— Request —
Your task is to write out only the lines running from the line with "Output the web" to the line with "const py = v", both ends kept, with no images.

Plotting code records
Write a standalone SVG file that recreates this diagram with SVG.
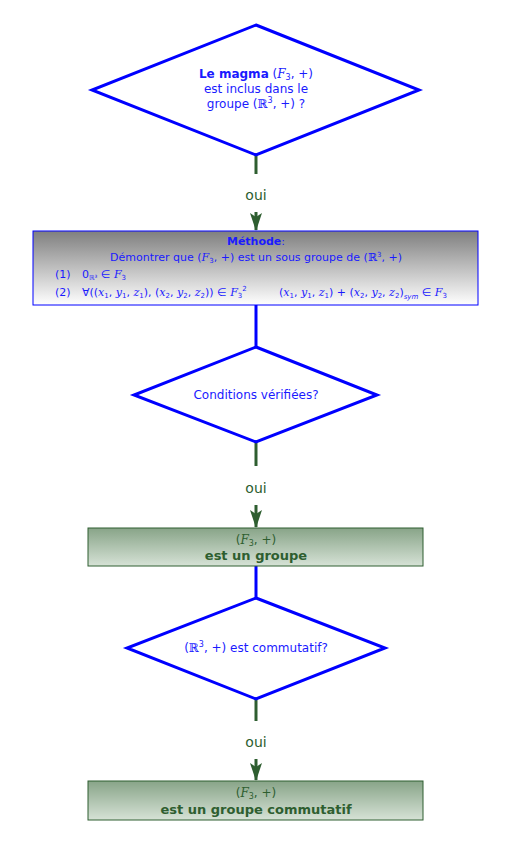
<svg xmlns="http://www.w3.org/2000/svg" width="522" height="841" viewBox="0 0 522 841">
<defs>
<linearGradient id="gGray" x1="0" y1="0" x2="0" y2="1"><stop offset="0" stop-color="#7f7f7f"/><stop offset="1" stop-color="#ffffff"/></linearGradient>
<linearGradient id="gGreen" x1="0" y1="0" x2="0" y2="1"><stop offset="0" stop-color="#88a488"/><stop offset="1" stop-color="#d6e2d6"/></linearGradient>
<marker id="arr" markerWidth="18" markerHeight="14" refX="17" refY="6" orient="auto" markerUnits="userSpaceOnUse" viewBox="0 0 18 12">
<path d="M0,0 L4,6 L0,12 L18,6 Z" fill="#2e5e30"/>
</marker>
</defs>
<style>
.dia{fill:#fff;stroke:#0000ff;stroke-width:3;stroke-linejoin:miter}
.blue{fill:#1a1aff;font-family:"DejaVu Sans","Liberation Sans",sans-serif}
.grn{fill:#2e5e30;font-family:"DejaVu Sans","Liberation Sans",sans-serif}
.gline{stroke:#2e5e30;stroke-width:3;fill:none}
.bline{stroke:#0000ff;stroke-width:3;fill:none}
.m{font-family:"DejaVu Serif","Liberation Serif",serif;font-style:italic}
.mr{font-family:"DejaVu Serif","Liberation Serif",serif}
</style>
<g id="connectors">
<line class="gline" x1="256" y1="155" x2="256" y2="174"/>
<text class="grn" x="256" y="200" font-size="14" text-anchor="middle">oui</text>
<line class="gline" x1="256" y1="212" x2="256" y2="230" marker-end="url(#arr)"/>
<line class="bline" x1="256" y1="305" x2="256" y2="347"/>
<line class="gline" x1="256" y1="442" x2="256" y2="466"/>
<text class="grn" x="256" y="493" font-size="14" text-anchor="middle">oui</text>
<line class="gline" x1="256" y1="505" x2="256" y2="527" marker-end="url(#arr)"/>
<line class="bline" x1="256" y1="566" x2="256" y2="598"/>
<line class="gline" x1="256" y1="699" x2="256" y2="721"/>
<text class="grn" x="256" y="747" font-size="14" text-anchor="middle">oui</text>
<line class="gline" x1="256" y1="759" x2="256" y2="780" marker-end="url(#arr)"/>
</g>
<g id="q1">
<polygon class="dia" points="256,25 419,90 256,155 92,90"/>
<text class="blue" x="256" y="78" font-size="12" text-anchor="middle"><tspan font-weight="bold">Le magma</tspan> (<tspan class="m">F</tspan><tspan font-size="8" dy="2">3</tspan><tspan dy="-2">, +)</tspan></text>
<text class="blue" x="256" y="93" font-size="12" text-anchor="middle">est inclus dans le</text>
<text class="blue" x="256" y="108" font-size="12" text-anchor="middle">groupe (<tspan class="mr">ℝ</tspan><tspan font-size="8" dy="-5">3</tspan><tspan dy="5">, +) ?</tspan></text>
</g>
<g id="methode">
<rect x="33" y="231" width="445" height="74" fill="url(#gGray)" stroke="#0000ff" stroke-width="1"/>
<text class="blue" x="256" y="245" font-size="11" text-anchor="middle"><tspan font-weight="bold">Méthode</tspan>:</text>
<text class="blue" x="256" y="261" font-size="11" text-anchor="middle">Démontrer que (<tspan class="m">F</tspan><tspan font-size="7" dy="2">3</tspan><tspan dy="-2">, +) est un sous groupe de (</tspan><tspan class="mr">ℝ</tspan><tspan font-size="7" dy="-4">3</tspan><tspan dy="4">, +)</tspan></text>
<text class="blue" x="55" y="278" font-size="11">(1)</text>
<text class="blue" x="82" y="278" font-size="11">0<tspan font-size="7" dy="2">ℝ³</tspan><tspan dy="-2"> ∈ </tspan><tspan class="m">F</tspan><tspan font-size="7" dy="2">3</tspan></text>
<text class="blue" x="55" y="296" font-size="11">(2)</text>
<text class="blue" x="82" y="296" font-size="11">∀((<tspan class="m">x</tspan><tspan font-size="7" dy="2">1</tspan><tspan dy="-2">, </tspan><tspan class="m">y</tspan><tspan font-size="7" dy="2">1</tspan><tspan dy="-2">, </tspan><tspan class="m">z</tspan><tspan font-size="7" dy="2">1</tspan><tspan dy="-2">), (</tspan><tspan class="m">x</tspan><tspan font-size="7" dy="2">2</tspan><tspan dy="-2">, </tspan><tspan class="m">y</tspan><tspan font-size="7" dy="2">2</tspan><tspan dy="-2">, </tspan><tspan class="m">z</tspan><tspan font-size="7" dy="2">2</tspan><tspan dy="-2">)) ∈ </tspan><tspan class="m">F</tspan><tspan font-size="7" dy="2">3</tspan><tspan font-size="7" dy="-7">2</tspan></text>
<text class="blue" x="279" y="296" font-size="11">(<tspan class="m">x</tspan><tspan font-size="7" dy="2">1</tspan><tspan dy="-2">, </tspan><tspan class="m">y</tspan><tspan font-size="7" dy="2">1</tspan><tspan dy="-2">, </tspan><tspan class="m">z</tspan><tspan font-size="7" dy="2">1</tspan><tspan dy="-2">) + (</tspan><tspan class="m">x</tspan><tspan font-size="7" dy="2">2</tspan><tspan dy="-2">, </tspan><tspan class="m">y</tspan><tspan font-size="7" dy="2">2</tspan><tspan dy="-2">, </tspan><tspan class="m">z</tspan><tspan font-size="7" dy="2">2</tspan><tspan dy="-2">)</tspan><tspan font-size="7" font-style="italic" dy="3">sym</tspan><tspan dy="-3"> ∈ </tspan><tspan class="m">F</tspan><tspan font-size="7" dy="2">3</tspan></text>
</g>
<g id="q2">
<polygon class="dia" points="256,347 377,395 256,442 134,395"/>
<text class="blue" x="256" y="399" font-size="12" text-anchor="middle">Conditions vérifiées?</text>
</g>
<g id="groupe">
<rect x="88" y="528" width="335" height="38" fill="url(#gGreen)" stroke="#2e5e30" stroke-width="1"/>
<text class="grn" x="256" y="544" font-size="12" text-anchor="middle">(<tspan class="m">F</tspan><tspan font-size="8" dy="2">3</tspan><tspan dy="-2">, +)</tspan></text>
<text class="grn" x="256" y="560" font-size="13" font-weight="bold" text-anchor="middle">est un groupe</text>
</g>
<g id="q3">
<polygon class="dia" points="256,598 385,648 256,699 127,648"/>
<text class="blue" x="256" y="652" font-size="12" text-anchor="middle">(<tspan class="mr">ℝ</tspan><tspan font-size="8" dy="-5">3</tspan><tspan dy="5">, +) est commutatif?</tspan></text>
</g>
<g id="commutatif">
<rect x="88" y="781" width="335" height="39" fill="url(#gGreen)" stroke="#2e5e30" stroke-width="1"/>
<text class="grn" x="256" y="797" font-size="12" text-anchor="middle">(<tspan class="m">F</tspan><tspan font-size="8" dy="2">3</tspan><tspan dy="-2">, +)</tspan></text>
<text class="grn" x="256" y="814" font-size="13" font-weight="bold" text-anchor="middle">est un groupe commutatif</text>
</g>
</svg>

--

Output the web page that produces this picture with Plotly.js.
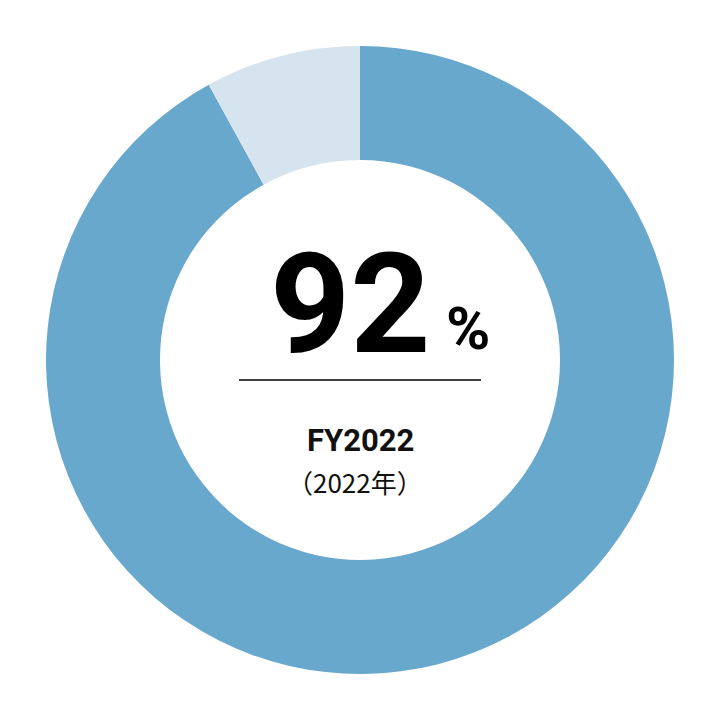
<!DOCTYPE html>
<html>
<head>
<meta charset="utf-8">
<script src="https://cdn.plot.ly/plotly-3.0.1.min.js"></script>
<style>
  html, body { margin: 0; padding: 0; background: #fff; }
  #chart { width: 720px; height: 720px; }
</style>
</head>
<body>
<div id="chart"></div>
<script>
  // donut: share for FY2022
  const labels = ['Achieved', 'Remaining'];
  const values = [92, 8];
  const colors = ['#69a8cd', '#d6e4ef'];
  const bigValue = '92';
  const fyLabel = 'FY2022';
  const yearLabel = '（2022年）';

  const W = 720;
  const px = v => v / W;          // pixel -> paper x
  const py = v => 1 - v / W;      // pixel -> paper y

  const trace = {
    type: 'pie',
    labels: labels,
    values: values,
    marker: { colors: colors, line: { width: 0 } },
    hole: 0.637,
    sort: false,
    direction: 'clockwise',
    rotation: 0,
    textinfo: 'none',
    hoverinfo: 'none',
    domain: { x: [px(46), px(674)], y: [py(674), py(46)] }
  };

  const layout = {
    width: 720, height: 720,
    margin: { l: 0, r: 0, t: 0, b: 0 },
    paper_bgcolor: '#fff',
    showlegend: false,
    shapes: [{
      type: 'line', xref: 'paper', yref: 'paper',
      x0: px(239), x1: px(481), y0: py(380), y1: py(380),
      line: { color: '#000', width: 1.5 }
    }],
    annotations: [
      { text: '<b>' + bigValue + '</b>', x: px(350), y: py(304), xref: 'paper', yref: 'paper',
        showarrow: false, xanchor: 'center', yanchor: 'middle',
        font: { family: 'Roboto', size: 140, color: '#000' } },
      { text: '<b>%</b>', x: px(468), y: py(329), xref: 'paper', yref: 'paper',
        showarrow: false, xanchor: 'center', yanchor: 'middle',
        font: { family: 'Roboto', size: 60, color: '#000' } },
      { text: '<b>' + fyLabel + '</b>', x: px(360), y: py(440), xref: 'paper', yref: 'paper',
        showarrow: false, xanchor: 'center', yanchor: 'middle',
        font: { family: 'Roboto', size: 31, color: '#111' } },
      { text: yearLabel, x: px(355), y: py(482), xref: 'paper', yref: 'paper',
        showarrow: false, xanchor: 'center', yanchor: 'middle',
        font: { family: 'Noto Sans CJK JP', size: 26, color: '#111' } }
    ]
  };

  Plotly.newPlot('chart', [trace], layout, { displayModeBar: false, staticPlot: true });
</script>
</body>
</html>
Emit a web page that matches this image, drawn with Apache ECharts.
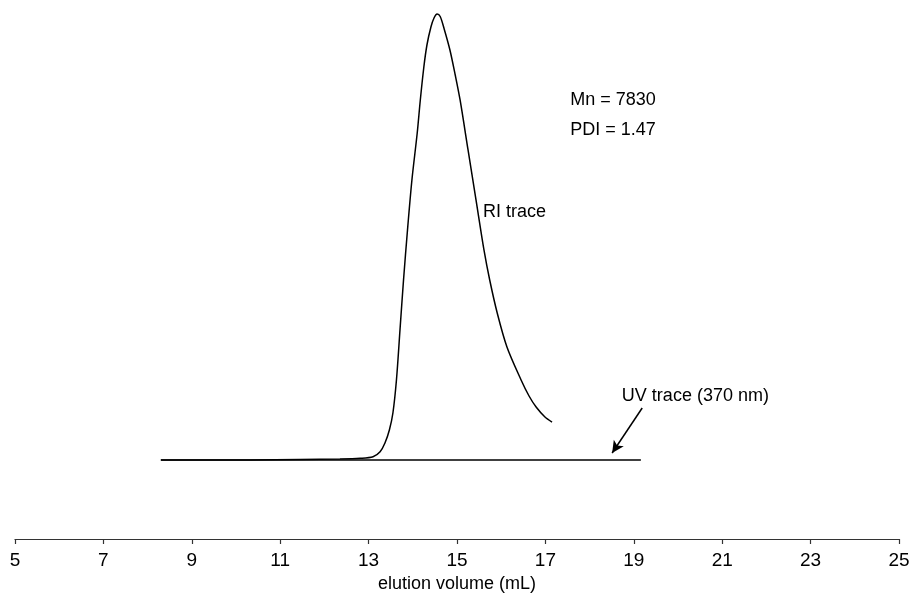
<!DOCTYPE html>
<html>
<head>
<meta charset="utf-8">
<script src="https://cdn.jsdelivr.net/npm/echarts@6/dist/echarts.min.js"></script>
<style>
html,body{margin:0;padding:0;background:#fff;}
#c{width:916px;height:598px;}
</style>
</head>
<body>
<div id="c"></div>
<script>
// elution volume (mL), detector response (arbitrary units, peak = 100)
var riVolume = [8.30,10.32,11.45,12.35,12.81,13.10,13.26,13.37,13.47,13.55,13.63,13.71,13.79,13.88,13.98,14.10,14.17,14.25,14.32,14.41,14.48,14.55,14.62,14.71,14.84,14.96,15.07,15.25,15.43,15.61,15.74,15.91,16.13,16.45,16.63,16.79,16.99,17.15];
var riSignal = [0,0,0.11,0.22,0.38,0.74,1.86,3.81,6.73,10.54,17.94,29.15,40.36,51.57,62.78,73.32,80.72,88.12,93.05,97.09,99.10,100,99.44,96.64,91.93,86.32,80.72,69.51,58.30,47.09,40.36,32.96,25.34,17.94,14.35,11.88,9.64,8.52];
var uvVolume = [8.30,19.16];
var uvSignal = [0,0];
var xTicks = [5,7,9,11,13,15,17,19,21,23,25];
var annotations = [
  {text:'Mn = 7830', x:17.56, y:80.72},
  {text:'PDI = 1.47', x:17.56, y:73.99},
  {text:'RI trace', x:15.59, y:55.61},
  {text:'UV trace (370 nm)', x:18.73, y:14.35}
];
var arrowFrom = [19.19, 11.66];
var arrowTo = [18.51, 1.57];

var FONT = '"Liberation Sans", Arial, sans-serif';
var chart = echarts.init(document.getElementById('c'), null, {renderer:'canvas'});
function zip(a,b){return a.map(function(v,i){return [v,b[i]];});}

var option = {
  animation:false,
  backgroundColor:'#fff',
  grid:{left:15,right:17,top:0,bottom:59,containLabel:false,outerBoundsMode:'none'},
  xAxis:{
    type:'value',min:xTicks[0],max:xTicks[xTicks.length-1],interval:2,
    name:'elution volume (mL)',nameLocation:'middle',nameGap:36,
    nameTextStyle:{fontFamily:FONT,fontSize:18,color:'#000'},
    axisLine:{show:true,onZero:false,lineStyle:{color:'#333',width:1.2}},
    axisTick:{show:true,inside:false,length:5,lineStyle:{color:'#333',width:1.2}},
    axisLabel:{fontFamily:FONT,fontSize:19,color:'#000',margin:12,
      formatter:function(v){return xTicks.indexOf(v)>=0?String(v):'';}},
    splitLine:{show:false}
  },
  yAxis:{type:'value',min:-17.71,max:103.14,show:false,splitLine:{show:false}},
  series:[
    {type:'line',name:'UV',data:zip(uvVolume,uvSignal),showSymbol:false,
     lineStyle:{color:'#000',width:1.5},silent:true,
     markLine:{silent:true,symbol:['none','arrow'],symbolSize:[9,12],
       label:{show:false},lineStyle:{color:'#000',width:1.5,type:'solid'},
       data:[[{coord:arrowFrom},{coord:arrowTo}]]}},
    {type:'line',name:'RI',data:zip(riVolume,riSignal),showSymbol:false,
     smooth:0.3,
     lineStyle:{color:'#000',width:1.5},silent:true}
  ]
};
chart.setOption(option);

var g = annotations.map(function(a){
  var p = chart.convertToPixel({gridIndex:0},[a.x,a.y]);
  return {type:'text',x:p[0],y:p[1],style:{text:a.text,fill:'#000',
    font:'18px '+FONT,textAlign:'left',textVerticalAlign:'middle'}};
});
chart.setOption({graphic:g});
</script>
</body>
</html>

— Correct response —
Output the web page that produces this picture with Plotly.js.
<!DOCTYPE html>
<html>
<head>
<meta charset="utf-8">
<script src="https://cdn.plot.ly/plotly-3.0.1.min.js"></script>
<style>
  html, body { margin: 0; padding: 0; background: #fff; }
  #chart { width: 720px; height: 720px; }
</style>
</head>
<body>
<div id="chart"></div>
<script>
  // donut: share for FY2022
  const labels = ['Achieved', 'Remaining'];
  const values = [92, 8];
  const colors = ['#69a8cd', '#d6e4ef'];
  const bigValue = '92';
  const fyLabel = 'FY2022';
  const yearLabel = '（2022年）';

  const W = 720;
  const px = v => v / W;          // pixel -> paper x
  const py = v => 1 - v / W;      // pixel -> paper y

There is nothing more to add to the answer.